- **Direction**
Copy out every line exactly, passing over the pictures.

[Recorded data start]

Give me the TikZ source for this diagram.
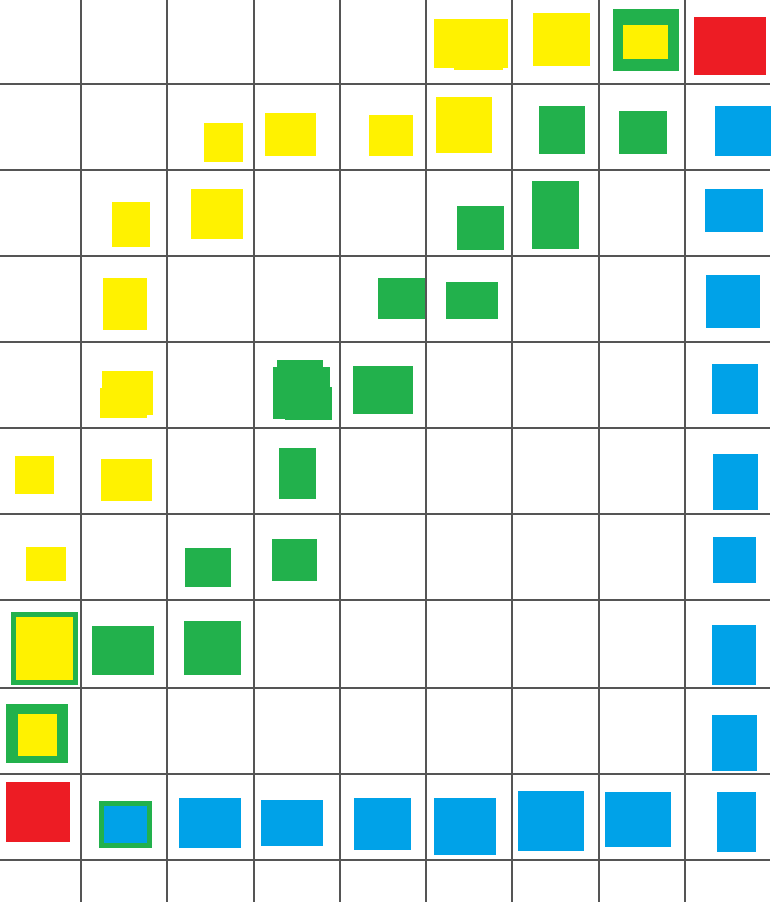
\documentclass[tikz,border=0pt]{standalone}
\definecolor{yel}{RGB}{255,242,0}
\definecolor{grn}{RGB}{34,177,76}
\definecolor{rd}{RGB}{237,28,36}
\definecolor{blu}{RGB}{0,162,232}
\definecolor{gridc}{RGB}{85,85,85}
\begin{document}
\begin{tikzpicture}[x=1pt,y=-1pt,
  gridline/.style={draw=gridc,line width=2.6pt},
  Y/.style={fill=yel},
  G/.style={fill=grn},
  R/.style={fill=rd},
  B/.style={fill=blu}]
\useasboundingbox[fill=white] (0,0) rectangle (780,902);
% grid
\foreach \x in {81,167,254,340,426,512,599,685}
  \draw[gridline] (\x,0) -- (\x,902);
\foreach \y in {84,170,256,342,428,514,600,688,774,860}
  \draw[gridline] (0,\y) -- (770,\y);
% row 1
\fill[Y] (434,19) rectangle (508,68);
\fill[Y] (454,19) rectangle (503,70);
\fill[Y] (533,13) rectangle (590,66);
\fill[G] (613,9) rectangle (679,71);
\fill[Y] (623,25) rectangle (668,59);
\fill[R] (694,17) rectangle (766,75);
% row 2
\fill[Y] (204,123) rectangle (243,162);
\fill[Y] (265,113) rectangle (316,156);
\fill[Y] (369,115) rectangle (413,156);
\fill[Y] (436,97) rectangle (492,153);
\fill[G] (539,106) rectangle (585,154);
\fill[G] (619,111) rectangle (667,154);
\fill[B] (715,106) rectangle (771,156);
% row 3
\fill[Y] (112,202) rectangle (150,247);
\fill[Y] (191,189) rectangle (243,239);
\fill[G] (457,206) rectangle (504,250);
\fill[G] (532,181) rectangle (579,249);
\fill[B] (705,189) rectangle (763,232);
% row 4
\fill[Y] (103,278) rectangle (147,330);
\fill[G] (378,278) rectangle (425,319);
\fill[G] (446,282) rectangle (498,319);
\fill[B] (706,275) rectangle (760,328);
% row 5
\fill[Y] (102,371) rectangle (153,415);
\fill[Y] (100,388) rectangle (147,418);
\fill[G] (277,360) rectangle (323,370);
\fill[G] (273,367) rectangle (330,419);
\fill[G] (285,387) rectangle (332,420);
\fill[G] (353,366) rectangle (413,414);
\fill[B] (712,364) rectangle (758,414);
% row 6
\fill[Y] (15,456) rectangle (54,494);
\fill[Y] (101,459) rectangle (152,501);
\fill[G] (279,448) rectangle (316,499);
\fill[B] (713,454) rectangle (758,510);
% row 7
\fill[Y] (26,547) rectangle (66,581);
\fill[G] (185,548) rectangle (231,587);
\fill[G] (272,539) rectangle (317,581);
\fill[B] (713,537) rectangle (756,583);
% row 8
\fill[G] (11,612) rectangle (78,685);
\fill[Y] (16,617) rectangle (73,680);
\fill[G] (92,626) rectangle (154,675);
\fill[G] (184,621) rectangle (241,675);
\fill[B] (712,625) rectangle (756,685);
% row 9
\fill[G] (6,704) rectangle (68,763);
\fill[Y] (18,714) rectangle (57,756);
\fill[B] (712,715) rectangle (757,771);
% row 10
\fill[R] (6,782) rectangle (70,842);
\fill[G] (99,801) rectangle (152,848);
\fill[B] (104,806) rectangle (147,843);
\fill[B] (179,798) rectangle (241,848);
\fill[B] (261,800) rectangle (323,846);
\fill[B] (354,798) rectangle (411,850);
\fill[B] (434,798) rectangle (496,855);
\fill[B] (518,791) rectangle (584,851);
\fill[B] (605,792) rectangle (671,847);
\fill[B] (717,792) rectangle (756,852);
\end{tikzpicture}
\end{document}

[Recorded data end]

- **The completed task**
Give me the TikZ source for this diagram.
\documentclass[tikz,border=0pt]{standalone}
\definecolor{yel}{RGB}{255,242,0}
\definecolor{grn}{RGB}{34,177,76}
\definecolor{rd}{RGB}{237,28,36}
\definecolor{blu}{RGB}{0,162,232}
\definecolor{gridc}{RGB}{85,85,85}
\begin{document}
\begin{tikzpicture}[x=1pt,y=-1pt,
  gridline/.style={draw=gridc,line width=2.6pt},
  Y/.style={fill=yel},
  G/.style={fill=grn},
  R/.style={fill=rd},
  B/.style={fill=blu}]
\useasboundingbox[fill=white] (0,0) rectangle (780,902);
% grid
\foreach \x in {81,167,254,340,426,512,599,685}
  \draw[gridline] (\x,0) -- (\x,902);
\foreach \y in {84,170,256,342,428,514,600,688,774,860}
  \draw[gridline] (0,\y) -- (770,\y);
% row 1
\fill[Y] (434,19) rectangle (508,68);
\fill[Y] (454,19) rectangle (503,70);
\fill[Y] (533,13) rectangle (590,66);
\fill[G] (613,9) rectangle (679,71);
\fill[Y] (623,25) rectangle (668,59);
\fill[R] (694,17) rectangle (766,75);
% row 2
\fill[Y] (204,123) rectangle (243,162);
\fill[Y] (265,113) rectangle (316,156);
\fill[Y] (369,115) rectangle (413,156);
\fill[Y] (436,97) rectangle (492,153);
\fill[G] (539,106) rectangle (585,154);
\fill[G] (619,111) rectangle (667,154);
\fill[B] (715,106) rectangle (771,156);
% row 3
\fill[Y] (112,202) rectangle (150,247);
\fill[Y] (191,189) rectangle (243,239);
\fill[G] (457,206) rectangle (504,250);
\fill[G] (532,181) rectangle (579,249);
\fill[B] (705,189) rectangle (763,232);
% row 4
\fill[Y] (103,278) rectangle (147,330);
\fill[G] (378,278) rectangle (425,319);
\fill[G] (446,282) rectangle (498,319);
\fill[B] (706,275) rectangle (760,328);
% row 5
\fill[Y] (102,371) rectangle (153,415);
\fill[Y] (100,388) rectangle (147,418);
\fill[G] (277,360) rectangle (323,370);
\fill[G] (273,367) rectangle (330,419);
\fill[G] (285,387) rectangle (332,420);
\fill[G] (353,366) rectangle (413,414);
\fill[B] (712,364) rectangle (758,414);
% row 6
\fill[Y] (15,456) rectangle (54,494);
\fill[Y] (101,459) rectangle (152,501);
\fill[G] (279,448) rectangle (316,499);
\fill[B] (713,454) rectangle (758,510);
% row 7
\fill[Y] (26,547) rectangle (66,581);
\fill[G] (185,548) rectangle (231,587);
\fill[G] (272,539) rectangle (317,581);
\fill[B] (713,537) rectangle (756,583);
% row 8
\fill[G] (11,612) rectangle (78,685);
\fill[Y] (16,617) rectangle (73,680);
\fill[G] (92,626) rectangle (154,675);
\fill[G] (184,621) rectangle (241,675);
\fill[B] (712,625) rectangle (756,685);
% row 9
\fill[G] (6,704) rectangle (68,763);
\fill[Y] (18,714) rectangle (57,756);
\fill[B] (712,715) rectangle (757,771);
% row 10
\fill[R] (6,782) rectangle (70,842);
\fill[G] (99,801) rectangle (152,848);
\fill[B] (104,806) rectangle (147,843);
\fill[B] (179,798) rectangle (241,848);
\fill[B] (261,800) rectangle (323,846);
\fill[B] (354,798) rectangle (411,850);
\fill[B] (434,798) rectangle (496,855);
\fill[B] (518,791) rectangle (584,851);
\fill[B] (605,792) rectangle (671,847);
\fill[B] (717,792) rectangle (756,852);
\end{tikzpicture}
\end{document}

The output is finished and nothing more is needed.